Another myth? That they were just a "San Francisco local band" that got lucky. No way. They were touring the country, playing the Hollywood Bowl, and headlining major festivals because they were a powerhouse. They were one of the first bands to really use the studio as an instrument in the way they manipulated feedback during the Cheap Thrills sessions.

Actionable Insights for Music Lovers and Historians

If you want to actually understand what Big Brother and the Holding Company was about, don't just stream "Piece of My Heart" for the thousandth time. You've got to dig deeper to see why they were the kings of the Avalon Ballroom.

  1. Listen to the "Live at the Carousel Ballroom 1968" recording. It was recorded by legendary sound man Owsley "Bear" Stanley. It is raw, unedited, and loud. It shows the band’s true chemistry without the studio sheen.
  2. Study James Gurley's "attack." If you are a guitar player, stop trying to play perfect pentatonic scales. Turn up the gain, use the bridge pickup, and try to make the guitar "scream" using harmonics and feedback. That was the Gurley secret.
  3. Read "Buried Alive" by Myra Friedman. She was Janis’s publicist and provides a very honest look at the band's internal dynamics and the pressure from the industry to split them up.
  4. Explore the 1970-1971 albums. Give Be a Brother a fair shake. It shows the band’s versatility and proves they were formidable musicians in their own right, even without their iconic frontwoman.
  5. Visit the Haight-Ashbury sites. If you’re ever in San Francisco, go to 1090 Page Street. Stand outside. Think about the noise coming out of that basement in 1966. It puts the whole "Summer of Love" into a much grittier, more realistic perspective.
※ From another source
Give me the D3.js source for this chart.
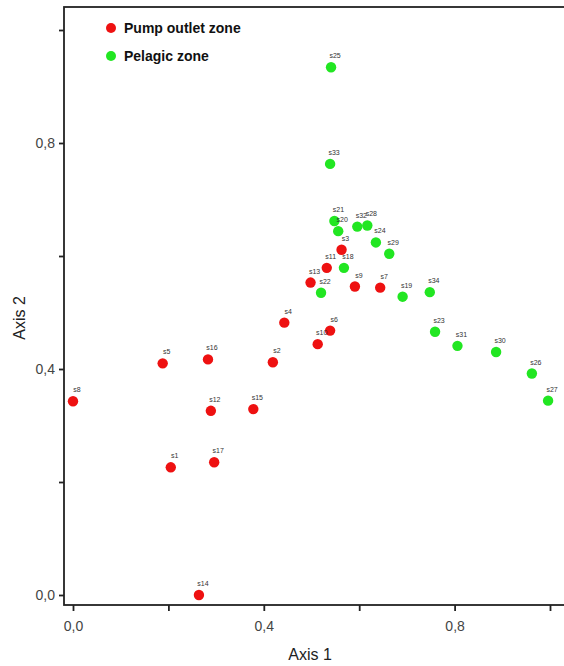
<!DOCTYPE html>
<html>
<head>
<meta charset="utf-8">
<script src="https://cdn.jsdelivr.net/npm/d3@7"></script>
<style>
	body { margin: 0; background: #fff; }
	svg { display: block; font-family: "Liberation Sans", Arial, sans-serif; }
</style>
</head>
<body>
<div id="chart"></div>
<script>
// Sample scores
const pumpNames = ["s8", "s5", "s16", "s2", "s12", "s15", "s1", "s17", "s14", "s4", "s6", "s10", "s13", "s11", "s3", "s9", "s7"];
const pumpAxis1 = [0.000, 0.188, 0.283, 0.419, 0.289, 0.378, 0.205, 0.296, 0.264, 0.443, 0.539, 0.513, 0.498, 0.532, 0.563, 0.591, 0.644];
const pumpAxis2 = [0.343, 0.410, 0.417, 0.412, 0.326, 0.329, 0.226, 0.235, 0.000, 0.482, 0.468, 0.444, 0.553, 0.579, 0.611, 0.546, 0.544];

const pelagicNames = ["s25", "s33", "s21", "s20", "s32", "s28", "s24", "s29", "s18", "s22", "s19", "s34", "s23", "s31", "s30", "s26", "s27"];
const pelagicAxis1 = [0.541, 0.539, 0.548, 0.556, 0.596, 0.617, 0.635, 0.663, 0.568, 0.520, 0.691, 0.748, 0.759, 0.806, 0.887, 0.962, 0.996];
const pelagicAxis2 = [0.934, 0.763, 0.662, 0.644, 0.652, 0.654, 0.624, 0.604, 0.579, 0.535, 0.528, 0.536, 0.466, 0.441, 0.430, 0.392, 0.344];

const groups = ["Pump outlet zone", "Pelagic zone"];
const groupColors = ["#ee1111", "#22e622"];
const tickValues = [0, 0.2, 0.4, 0.6, 0.8, 1.0];
const labelledTicks = [0, 0.4, 0.8];

const width = 564;
const height = 666;

const x = d3.scaleLinear().domain([0, 1]).range([73, 550]);
const y = d3.scaleLinear().domain([0, 1]).range([595, 30]);

const svg = d3.select("#chart")
	.append("svg")
	.attr("width", width)
	.attr("height", height);

// Frame (right side runs past the picture edge)
const frame = {left: 64, top: 7, bottom: 605, right: 580};
svg.append("rect")
	.attr("x", frame.left)
	.attr("y", frame.top)
	.attr("width", frame.right - frame.left)
	.attr("height", frame.bottom - frame.top)
	.attr("fill", "none")
	.attr("stroke", "#222")
	.attr("stroke-width", 1.8);

const fmt = d => labelledTicks.some(v => Math.abs(v - d) < 1e-9) ? d3.format(".1f")(d).replace(".", ",") : "";

// Axes
const xAxis = svg.append("g")
	.attr("transform", `translate(0,${frame.bottom})`)
	.call(d3.axisBottom(x).tickValues(tickValues).tickSize(6).tickPadding(10).tickFormat(fmt));
xAxis.select(".domain").remove();

const yAxis = svg.append("g")
	.attr("transform", `translate(${frame.left},0)`)
	.call(d3.axisLeft(y).tickValues(tickValues).tickSize(5).tickPadding(4).tickFormat(fmt));
yAxis.select(".domain").remove();

svg.selectAll(".tick line").attr("stroke", "#222").attr("stroke-width", 1.8);
svg.selectAll(".tick text")
	.attr("fill", "#444")
	.attr("font-size", "14px")
	.attr("font-family", "\"Liberation Sans\", Arial, sans-serif");

// Axis titles
svg.append("text")
	.attr("x", 310)
	.attr("y", 660)
	.attr("text-anchor", "middle")
	.attr("font-size", "16px")
	.attr("fill", "#222")
	.text("Axis 1");

svg.append("text")
	.attr("transform", "rotate(-90)")
	.attr("x", -318)
	.attr("y", 25)
	.attr("text-anchor", "middle")
	.attr("font-size", "16px")
	.attr("fill", "#222")
	.text("Axis 2");

// Points
const series = [
	{names: pumpNames, a1: pumpAxis1, a2: pumpAxis2, color: groupColors[0]},
	{names: pelagicNames, a1: pelagicAxis1, a2: pelagicAxis2, color: groupColors[1]},
];

for (const s of series) {
	const pts = s.names.map((n, i) => ({name: n, x: s.a1[i], y: s.a2[i]}));
	const g = svg.append("g");
	g.selectAll("circle")
		.data(pts)
		.join("circle")
		.attr("cx", d => x(d.x))
		.attr("cy", d => y(d.y))
		.attr("r", 5.2)
		.attr("fill", s.color);
	g.selectAll("text")
		.data(pts)
		.join("text")
		.attr("x", d => x(d.x) + 4)
		.attr("y", d => y(d.y) - 9)
		.attr("text-anchor", "middle")
		.attr("font-size", "7px")
		.attr("fill", "#333")
		.text(d => d.name);
}

// Legend
const legend = svg.append("g");
groups.forEach((name, i) => {
	legend.append("circle")
		.attr("cx", 111)
		.attr("cy", 28 + i * 28)
		.attr("r", 5)
		.attr("fill", groupColors[i]);
	legend.append("text")
		.attr("x", 124)
		.attr("y", 33 + i * 28)
		.attr("font-size", "14px")
		.attr("font-weight", "bold")
		.attr("fill", "#111")
		.text(name);
});
</script>
</body>
</html>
The story of Big Brother and the Holding Company is a story of what happens when art and commerce collide. They were too loud for the radio, too weird for the critics, and too real for the industry. But for a few years in the late 60s, they were the loudest heart in San Francisco. They remind us that the best music isn't always the most technically perfect—it’s the music that feels like it might fall apart at any second but somehow stays together.